=== Exercise instructions ===
Reproduce precisely the lines of the listing below, starting with the line that contains "Give me the matplotlib source for this chart." and stopping after the line that contains "return x, y + height, dx, dy - height"; include nothing else.

=== Given information ===
——————

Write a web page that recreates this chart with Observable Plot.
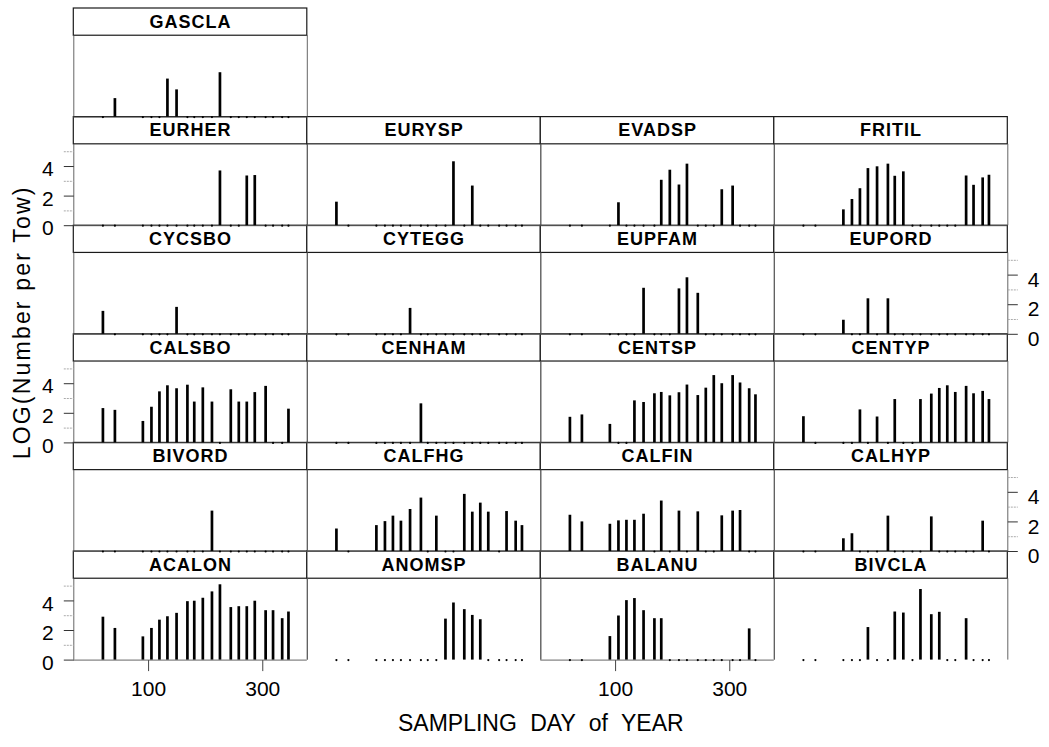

——————

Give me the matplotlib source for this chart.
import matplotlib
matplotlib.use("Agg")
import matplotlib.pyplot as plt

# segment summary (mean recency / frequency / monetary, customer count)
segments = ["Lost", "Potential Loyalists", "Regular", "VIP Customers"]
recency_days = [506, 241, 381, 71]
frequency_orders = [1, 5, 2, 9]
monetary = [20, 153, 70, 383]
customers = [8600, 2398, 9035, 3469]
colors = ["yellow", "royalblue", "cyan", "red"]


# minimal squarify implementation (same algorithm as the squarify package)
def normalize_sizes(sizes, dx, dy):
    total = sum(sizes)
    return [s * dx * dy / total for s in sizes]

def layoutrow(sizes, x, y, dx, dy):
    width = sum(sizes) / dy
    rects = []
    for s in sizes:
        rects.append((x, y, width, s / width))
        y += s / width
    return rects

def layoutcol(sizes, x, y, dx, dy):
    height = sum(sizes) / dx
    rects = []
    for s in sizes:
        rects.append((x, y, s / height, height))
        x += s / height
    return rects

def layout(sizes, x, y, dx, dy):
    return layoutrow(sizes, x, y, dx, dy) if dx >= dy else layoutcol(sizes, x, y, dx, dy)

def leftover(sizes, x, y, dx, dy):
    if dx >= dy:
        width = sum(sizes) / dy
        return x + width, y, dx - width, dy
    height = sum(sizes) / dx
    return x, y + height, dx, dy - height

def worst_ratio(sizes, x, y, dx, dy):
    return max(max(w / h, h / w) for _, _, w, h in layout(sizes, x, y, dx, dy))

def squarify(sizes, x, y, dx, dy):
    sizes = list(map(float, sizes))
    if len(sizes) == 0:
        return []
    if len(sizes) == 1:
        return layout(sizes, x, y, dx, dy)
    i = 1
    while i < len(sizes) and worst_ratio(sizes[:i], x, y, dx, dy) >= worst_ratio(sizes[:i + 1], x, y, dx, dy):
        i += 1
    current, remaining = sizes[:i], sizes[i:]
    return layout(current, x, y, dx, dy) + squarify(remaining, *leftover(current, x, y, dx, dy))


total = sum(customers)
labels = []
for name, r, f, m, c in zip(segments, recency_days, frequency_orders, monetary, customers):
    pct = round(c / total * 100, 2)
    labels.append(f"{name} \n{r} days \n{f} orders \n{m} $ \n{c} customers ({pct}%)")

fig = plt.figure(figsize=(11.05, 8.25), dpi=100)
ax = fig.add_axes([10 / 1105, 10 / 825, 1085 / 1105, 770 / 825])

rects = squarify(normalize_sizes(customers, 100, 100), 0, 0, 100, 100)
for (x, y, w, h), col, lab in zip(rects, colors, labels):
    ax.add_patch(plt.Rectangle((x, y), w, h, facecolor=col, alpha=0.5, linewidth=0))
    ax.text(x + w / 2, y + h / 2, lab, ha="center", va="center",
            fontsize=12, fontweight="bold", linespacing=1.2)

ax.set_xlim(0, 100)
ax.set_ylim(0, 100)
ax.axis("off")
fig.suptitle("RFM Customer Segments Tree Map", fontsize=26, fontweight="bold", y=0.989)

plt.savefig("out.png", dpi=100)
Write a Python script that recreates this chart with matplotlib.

——————

=== The response ===
Give me the matplotlib source for this chart.
import matplotlib
matplotlib.use("Agg")
import matplotlib.pyplot as plt

# segment summary (mean recency / frequency / monetary, customer count)
segments = ["Lost", "Potential Loyalists", "Regular", "VIP Customers"]
recency_days = [506, 241, 381, 71]
frequency_orders = [1, 5, 2, 9]
monetary = [20, 153, 70, 383]
customers = [8600, 2398, 9035, 3469]
colors = ["yellow", "royalblue", "cyan", "red"]


# minimal squarify implementation (same algorithm as the squarify package)
def normalize_sizes(sizes, dx, dy):
    total = sum(sizes)
    return [s * dx * dy / total for s in sizes]

def layoutrow(sizes, x, y, dx, dy):
    width = sum(sizes) / dy
    rects = []
    for s in sizes:
        rects.append((x, y, width, s / width))
        y += s / width
    return rects

def layoutcol(sizes, x, y, dx, dy):
    height = sum(sizes) / dx
    rects = []
    for s in sizes:
        rects.append((x, y, s / height, height))
        x += s / height
    return rects

def layout(sizes, x, y, dx, dy):
    return layoutrow(sizes, x, y, dx, dy) if dx >= dy else layoutcol(sizes, x, y, dx, dy)

def leftover(sizes, x, y, dx, dy):
    if dx >= dy:
        width = sum(sizes) / dy
        return x + width, y, dx - width, dy
    height = sum(sizes) / dx
    return x, y + height, dx, dy - height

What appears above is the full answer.